- [Information supplied]
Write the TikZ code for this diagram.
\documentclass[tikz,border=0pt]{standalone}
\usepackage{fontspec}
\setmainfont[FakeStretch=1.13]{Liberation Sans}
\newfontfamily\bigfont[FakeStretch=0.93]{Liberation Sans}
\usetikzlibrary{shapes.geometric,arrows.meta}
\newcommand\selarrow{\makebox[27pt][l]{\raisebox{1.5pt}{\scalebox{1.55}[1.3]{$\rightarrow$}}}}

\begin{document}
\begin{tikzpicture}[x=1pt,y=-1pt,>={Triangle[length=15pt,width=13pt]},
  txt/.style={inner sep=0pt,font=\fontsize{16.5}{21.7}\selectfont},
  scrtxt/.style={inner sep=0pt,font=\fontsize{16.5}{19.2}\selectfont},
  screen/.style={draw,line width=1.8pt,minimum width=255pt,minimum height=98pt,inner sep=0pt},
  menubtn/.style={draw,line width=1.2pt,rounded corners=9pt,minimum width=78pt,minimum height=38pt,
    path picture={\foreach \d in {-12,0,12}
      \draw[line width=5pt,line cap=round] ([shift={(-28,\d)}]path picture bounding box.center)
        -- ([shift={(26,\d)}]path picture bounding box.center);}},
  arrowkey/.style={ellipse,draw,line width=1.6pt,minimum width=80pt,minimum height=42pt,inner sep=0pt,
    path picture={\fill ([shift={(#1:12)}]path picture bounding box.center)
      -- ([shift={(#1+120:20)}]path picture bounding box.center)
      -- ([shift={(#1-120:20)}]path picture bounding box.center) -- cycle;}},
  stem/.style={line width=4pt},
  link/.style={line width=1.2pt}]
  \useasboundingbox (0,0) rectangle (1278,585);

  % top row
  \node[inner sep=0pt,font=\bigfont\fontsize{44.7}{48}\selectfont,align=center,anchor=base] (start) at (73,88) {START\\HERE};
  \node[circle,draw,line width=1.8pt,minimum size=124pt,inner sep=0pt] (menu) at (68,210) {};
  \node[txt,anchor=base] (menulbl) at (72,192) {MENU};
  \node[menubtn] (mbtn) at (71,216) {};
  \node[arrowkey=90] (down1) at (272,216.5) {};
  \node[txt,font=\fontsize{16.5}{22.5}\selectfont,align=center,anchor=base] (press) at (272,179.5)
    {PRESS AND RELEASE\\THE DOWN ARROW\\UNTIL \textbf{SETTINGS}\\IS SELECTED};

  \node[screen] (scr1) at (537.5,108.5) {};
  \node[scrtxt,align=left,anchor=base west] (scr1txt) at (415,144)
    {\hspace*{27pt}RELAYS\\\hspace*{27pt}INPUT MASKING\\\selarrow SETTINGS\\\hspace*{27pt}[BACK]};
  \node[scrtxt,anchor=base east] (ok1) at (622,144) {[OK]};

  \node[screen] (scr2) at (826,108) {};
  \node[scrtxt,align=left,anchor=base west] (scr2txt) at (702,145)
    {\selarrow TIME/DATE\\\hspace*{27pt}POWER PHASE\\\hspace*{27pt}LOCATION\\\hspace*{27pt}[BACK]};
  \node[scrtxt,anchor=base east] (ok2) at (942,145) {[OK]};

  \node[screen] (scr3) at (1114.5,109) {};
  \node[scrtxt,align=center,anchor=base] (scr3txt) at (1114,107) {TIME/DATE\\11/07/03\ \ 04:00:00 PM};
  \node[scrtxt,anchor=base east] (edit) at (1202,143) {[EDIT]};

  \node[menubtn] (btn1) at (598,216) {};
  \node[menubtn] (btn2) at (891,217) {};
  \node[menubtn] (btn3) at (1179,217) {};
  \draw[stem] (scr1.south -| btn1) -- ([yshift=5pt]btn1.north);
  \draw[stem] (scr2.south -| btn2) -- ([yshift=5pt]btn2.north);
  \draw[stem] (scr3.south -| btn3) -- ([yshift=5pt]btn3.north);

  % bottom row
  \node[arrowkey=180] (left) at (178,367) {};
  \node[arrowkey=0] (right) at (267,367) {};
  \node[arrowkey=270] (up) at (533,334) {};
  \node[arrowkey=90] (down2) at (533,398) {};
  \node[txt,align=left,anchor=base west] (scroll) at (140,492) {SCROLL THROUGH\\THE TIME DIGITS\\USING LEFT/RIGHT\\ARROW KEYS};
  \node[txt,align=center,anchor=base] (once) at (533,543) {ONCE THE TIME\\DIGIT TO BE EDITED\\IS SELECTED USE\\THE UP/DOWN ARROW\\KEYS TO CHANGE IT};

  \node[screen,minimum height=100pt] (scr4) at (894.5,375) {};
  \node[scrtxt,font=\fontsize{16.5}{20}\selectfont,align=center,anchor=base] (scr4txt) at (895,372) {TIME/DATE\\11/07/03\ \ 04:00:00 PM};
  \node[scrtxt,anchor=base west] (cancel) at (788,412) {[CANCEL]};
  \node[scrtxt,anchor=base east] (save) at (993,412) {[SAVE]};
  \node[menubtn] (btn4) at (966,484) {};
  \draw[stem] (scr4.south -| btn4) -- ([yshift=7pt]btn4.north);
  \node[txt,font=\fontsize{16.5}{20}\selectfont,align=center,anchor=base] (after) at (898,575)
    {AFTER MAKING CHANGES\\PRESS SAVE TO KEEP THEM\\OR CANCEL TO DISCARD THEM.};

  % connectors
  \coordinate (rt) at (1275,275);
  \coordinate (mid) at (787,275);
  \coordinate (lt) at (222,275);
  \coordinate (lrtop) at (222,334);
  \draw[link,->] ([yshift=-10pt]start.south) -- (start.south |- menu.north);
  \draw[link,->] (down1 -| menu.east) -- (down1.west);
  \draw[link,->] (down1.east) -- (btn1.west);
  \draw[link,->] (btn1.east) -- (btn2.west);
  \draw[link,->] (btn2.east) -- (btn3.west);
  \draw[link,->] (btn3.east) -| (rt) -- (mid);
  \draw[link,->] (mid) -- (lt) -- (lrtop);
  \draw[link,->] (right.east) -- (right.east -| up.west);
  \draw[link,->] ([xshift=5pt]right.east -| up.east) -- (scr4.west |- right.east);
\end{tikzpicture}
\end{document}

- [Exercise description] What are the exact lines from the beginning of the material through the line containing "(0,0) rectangle (1278,585);"? Write out those lines alone.

- [Full response]
Write the TikZ code for this diagram.
\documentclass[tikz,border=0pt]{standalone}
\usepackage{fontspec}
\setmainfont[FakeStretch=1.13]{Liberation Sans}
\newfontfamily\bigfont[FakeStretch=0.93]{Liberation Sans}
\usetikzlibrary{shapes.geometric,arrows.meta}
\newcommand\selarrow{\makebox[27pt][l]{\raisebox{1.5pt}{\scalebox{1.55}[1.3]{$\rightarrow$}}}}

\begin{document}
\begin{tikzpicture}[x=1pt,y=-1pt,>={Triangle[length=15pt,width=13pt]},
  txt/.style={inner sep=0pt,font=\fontsize{16.5}{21.7}\selectfont},
  scrtxt/.style={inner sep=0pt,font=\fontsize{16.5}{19.2}\selectfont},
  screen/.style={draw,line width=1.8pt,minimum width=255pt,minimum height=98pt,inner sep=0pt},
  menubtn/.style={draw,line width=1.2pt,rounded corners=9pt,minimum width=78pt,minimum height=38pt,
    path picture={\foreach \d in {-12,0,12}
      \draw[line width=5pt,line cap=round] ([shift={(-28,\d)}]path picture bounding box.center)
        -- ([shift={(26,\d)}]path picture bounding box.center);}},
  arrowkey/.style={ellipse,draw,line width=1.6pt,minimum width=80pt,minimum height=42pt,inner sep=0pt,
    path picture={\fill ([shift={(#1:12)}]path picture bounding box.center)
      -- ([shift={(#1+120:20)}]path picture bounding box.center)
      -- ([shift={(#1-120:20)}]path picture bounding box.center) -- cycle;}},
  stem/.style={line width=4pt},
  link/.style={line width=1.2pt}]
  \useasboundingbox (0,0) rectangle (1278,585);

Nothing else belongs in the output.